Change to Florida insurance law shortened the window for claim
The original suit was filed within the statute of limitations for claims against living people, but outside of the limit for claims against deceased people.
The Florida Supreme Court ruled in favor of an Anheuser-Busch distributor and held that a litigant must file an insurance-liability lawsuit within two years of the death of a potential defendant.
Charles Wiggins and Terrie L. Didier, partners at Beggs & Lane in Pensacola, Florida, represented the respondents, who include the Lewis Bear Co., whose driver, Thomas Morton Jr., injured Samantha Tsuji and Crystal Williams in a car crash while operating a company-owned vehicle.
But petitioners failed to sue in time.
“The original lawsuit was filed within the four-year statute of limitations applicable to claims against living persons, but outside of the statute of repose for claims against deceased persons,” Wiggins said, noting that the four-year statute changed to two years under revisions to Fla. Stat. sec. 733.710(1) enacted in the most recent legislative session.
“But due to the death of the driver well prior to the commencement of the lawsuit,” Wiggins added, “it became apparent that then-existing Florida law would operate to give rise to the appropriate motion to have the case disposed of at summary judgment.”
Bryan S. Gowdy, a partner at Creed & Gowdy in Jacksonville, Florida, who represented the petitioners, did not respond to a request for comment.
Now, the Supreme Court affirmed the First District Court of Appeal judgment, and held that Section 733.710(1) ends the claim at issue here.
That statute barred “actions by setting a time limit within which an action must be filed as measured from a specified act, after which time the cause of action is extinguished.” It thereby disapproved the Fourth District Court of Appeal holding in Pezzi v. Brown.
“If the legislature truly favors the scheme outlined in Pezzi, it has the tools to make it the law,” Justice John Couriel ruled in the opinion. “Silence, in the face of a clear statute that cuts the other way, will not do.”
However, Justice Jorge Labarga dissented and argued that the terms “liable” and “pay-money liability” that Couriel focused on in his majority opinion, did not bar the lawsuit against Morton’s estate.

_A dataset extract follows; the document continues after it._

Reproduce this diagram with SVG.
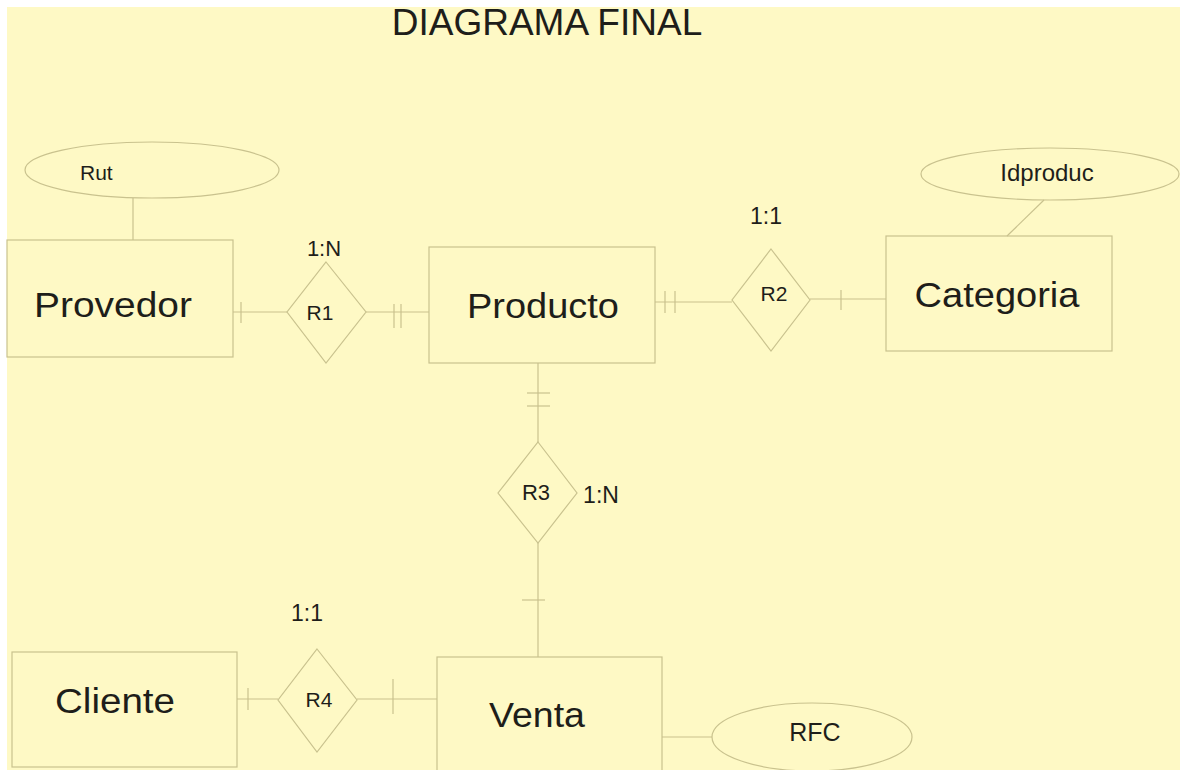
<svg xmlns="http://www.w3.org/2000/svg" width="1180" height="770" viewBox="0 0 1180 770">
<style>
.shape{fill:none;stroke:#c9c28e;stroke-width:1.2}
.ln{stroke:#c9c28e;stroke-width:1.2;fill:none}
.t{font-family:"Liberation Sans",Arial,sans-serif;fill:#1e1e1a}
.big{font-size:35px}
.sm{font-size:21px}
</style>
<rect x="0" y="0" width="1180" height="770" fill="#ffffff"/>
<rect x="7" y="7" width="1173" height="763" fill="#fef9c5"/>
<text class="t" x="547" y="35" font-size="37" text-anchor="middle">DIAGRAMA FINAL</text>
<g id="connectors">
<line class="ln" x1="133" y1="198" x2="133" y2="240"/>
<line class="ln" x1="233" y1="312" x2="287" y2="312"/>
<line class="ln" x1="241" y1="302" x2="241" y2="323"/>
<line class="ln" x1="366" y1="312" x2="429" y2="312"/>
<line class="ln" x1="394" y1="304" x2="394" y2="328"/>
<line class="ln" x1="401" y1="304" x2="401" y2="328"/>
<line class="ln" x1="655" y1="302" x2="732" y2="302"/>
<line class="ln" x1="665" y1="291" x2="665" y2="313"/>
<line class="ln" x1="675" y1="291" x2="675" y2="313"/>
<line class="ln" x1="810" y1="299" x2="886" y2="299"/>
<line class="ln" x1="841" y1="290" x2="841" y2="310"/>
<line class="ln" x1="1044" y1="200" x2="1007" y2="236"/>
<line class="ln" x1="538" y1="363" x2="538" y2="442"/>
<line class="ln" x1="527" y1="393" x2="550" y2="393"/>
<line class="ln" x1="527" y1="406" x2="550" y2="406"/>
<line class="ln" x1="538" y1="543" x2="538" y2="657"/>
<line class="ln" x1="522" y1="600" x2="545" y2="600"/>
<line class="ln" x1="237" y1="699" x2="278" y2="699"/>
<line class="ln" x1="248" y1="688" x2="248" y2="710"/>
<line class="ln" x1="357" y1="699" x2="437" y2="699"/>
<line class="ln" x1="393" y1="679" x2="393" y2="714"/>
<line class="ln" x1="662" y1="737" x2="712" y2="737"/>
</g>
<g id="rut">
<ellipse class="shape" cx="152" cy="170" rx="127" ry="28"/>
<text class="t sm" x="80" y="180">Rut</text>
</g>
<g id="provedor">
<rect class="shape" x="7" y="240" width="226" height="117"/>
<text class="t big" x="113" y="317" text-anchor="middle" textLength="158" lengthAdjust="spacingAndGlyphs">Provedor</text>
</g>
<g id="r1">
<polygon class="shape" points="326,262 366,312 326,363 287,312"/>
<text class="t sm" x="320" y="320" text-anchor="middle">R1</text>
<text class="t" font-size="22" x="324" y="256" text-anchor="middle">1:N</text>
</g>
<g id="producto">
<rect class="shape" x="429" y="247" width="226" height="116"/>
<text class="t big" x="543" y="318" text-anchor="middle" textLength="152" lengthAdjust="spacingAndGlyphs">Producto</text>
</g>
<g id="r2">
<polygon class="shape" points="771,249 810,300 771,351 732,300"/>
<text class="t sm" x="774" y="301" text-anchor="middle">R2</text>
<text class="t" font-size="23" x="766" y="224" text-anchor="middle">1:1</text>
</g>
<g id="categoria">
<rect class="shape" x="886" y="236" width="226" height="115"/>
<text class="t big" x="997" y="307" text-anchor="middle" textLength="165" lengthAdjust="spacingAndGlyphs">Categoria</text>
</g>
<g id="idproduc">
<ellipse class="shape" cx="1050" cy="174" rx="129" ry="26"/>
<text class="t" font-size="24" x="1047" y="181" text-anchor="middle">Idproduc</text>
</g>
<g id="r3">
<polygon class="shape" points="538,442 577,493 538,543 498,493"/>
<text class="t" font-size="22" x="536" y="500" text-anchor="middle">R3</text>
<text class="t" font-size="23" x="601" y="503" text-anchor="middle">1:N</text>
</g>
<g id="cliente">
<rect class="shape" x="12" y="652" width="225" height="115"/>
<text class="t big" x="115" y="713" text-anchor="middle" textLength="120" lengthAdjust="spacingAndGlyphs">Cliente</text>
</g>
<g id="r4">
<polygon class="shape" points="317,649 357,700 317,752 278,700"/>
<text class="t sm" x="319" y="707" text-anchor="middle">R4</text>
<text class="t" font-size="23" x="307" y="621" text-anchor="middle">1:1</text>
</g>
<g id="venta">
<rect class="shape" x="437" y="657" width="225" height="125"/>
<text class="t big" x="537" y="727" text-anchor="middle" textLength="96" lengthAdjust="spacingAndGlyphs">Venta</text>
</g>
<g id="rfc">
<ellipse class="shape" cx="812" cy="737" rx="100" ry="34"/>
<text class="t" font-size="25" x="815" y="741" text-anchor="middle">RFC</text>
</g>
</svg>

“In the same way that the majority takes issue with relying on legislative inaction, I take issue with relying so heavily on how the legislature could have written a statute,” Labarga wrote. “When the words of the statute so obviate any need for clarification, it is easy to imagine that the legislature felt that extra explanation was unnecessary.”
Meanwhile, in reaching the majority ruling, the Supreme Court held that an employer may sometimes be liable for an employee’s negligent acts committed within the course and scope of employment, even if the employer is without fault, according to the opinion.
At the same time, Couriel penned in the opinion that an individual with an identifiable property interest in a vehicle, most often the titleholder, who gives authority to another to operate the vehicle, will be liable for injuries to third persons arising from the vehicle’s negligent operation.
But under either theory, Lewis Bear’s liability depends on Morton’s liability, and since an accused vicariously liable employer and its employee are not joint tortfeasors, a party must establish an employee’s liability in a vicarious liability action against the employer, per the opinion. Failing to do so exonerates the employee and consequently, the principal as well.
And the Supreme Court ruled that Section 733.710(1), a jurisdictional statute of nonclaim that automatically bars untimely claims, bars the petitioners’ claims against Morton’s estate, meaning that Lewis Bear “is exonerated from vicarious liability.”